L’assurdo che coglie il bersaglio
C’È sempre stata nel cinema di Jafar Panahi una cifra stilistica che privilegia la situazione assurda come mezzo per spiegare la realtà. In fin dei conti è accaduto anche nella sua penultima fatica, firmata per questioni di restrizioni della libertà dallo sceneggiatore Sayevar, La Testimone-la cui breve nota è contenuta nella sezione Altri film in poche righe– e si ripete con apparente-in superficie- maggiore leggerezza in questo Un Semplice Incidente, premiato con la Palma d’Oro a Cannes 2025. È come se questo grande autore iraniano abbia l’obiettivo di parlare di libertà affrontando percorsi che possano risultare da un lato semplici per lo spettatore e dall’altro di assoluta profondità. Sfruttare quindi il grottesco per scoperchiare gli incubi che gli iraniani vivono sulla loro pelle da quando si è instaurato il regime. Un Semplice Incidente ne è una magistrale testimonianza. E pur avendo il limite di un prefinale fin troppo esplicito il bersaglio viene colto in pieno.

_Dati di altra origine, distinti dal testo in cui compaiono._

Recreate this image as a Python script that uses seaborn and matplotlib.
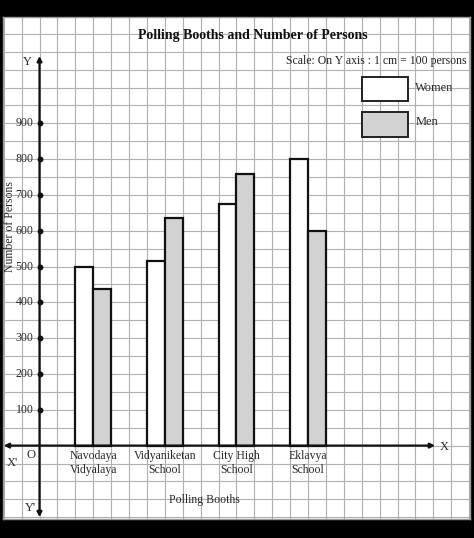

Saper graffiare facendo sorridere…amaramente
La Forza del film è nel saper graffiare facendo sorridere. Perché da un piccolo episodio-ormai tradizione dell’intera cinematografia persiana, pardon iraniana- Panahi riesce a costruire una commedia dell’assurdo-c’è anche una citazione omaggio del mio amatissimo Samuel Beckett- in cui ritroviamo presunte vittime e un presunto colpevole tutti assieme appassionatamente pronti per esprimere i loro punti di vista individuali. Il filo rosso che li lega è l’orrore del regime e se non sapessimo che ci troviamo a Teheran potremmo comodamente essere coinvolti in situazioni alla Blake Edwards o, per i più giovani, alla Martin McDonagh. Solo che qui il gioco è scoperto; ogni spettatore sa che Panahi parla di una tragedia, ponendosi e ponendoci una domanda precisa: come ci comporteremmo nel caso in cui l’aguzzino che ci ha rovinato l’esistenza, imprigionandoci e torturandoci sia a portata della nostra vendetta? Tutto il film è sostenuto da questo punto interrogativo e mentre si sorride si viene assaliti dal dubbio eterno di come condannare o di come perdonare, mettiamo impartendo una lezione. Panahi tratteggia una linea sottilissima tra vittime e colpevole. Gioca anche all’inganno per tenere teso e secco il film fin quasi alla sua conclusione.
La disperazione che incontra il proprio fantasma
Un fantasma si aggira nell’esistenza di un uomo qualunque, un semplice artigiano. È l’uomo che lo ha torturato in passato, privandolo dei sogni, rendendolo prigioniero. Un uomo che guarda caso si palesa nella sua officina camminando e facendo risuonare il suono inconfondibile di una protesi alla gamba sinistra. Da qui nasce la vicenda che coinvolgerà altri strampalati personaggi, vittime pure loro della crudeltà di quell’individuo. Ma non sarà un abbaglio, uno scambio di persona? Panahi gioca con i dubbi dei suoi protagonisti e ci riesce magnificamente fino appunto al prefinale che è la parte meno riuscita forse perché è la più urlata ed esplicativa. Ma si riscatta poco dopo: l’epilogo non si dimenticherà in fretta così come ritorneranno i dubbi, questa volta nello spettatore.
Una lezione morale a ritmo sincopato
Come una partitura jazz Un Semplice Incidente procede a ritmo sincopato. Avrebbe potuto essere un trattato di etica e in fin dei conti lo è ma Panahi lo traveste, scacciando pesantezze, lungaggini, appesantimenti. Si affida un cast eterogeneo con un manipolo di attori il cui carattere viene sottolineato in modo preciso ma mai banale. Un Semplice Incidente, film quasi on the road-specialità della casa basti pensare a Taxi Teheran(Su quel taxi la libertà non sarà mai un fantasma) si discosta da altre produzioni iraniane proprio per via della sua apparente leggerezza. Ma è coeso a tutti gli altri film di quella nazione-nell’ultimo anno ne ho recensiti quattro- nel fotografare una situazione che sembra sempre meno sostenibile. Non è una questione politica. Ma di libertà.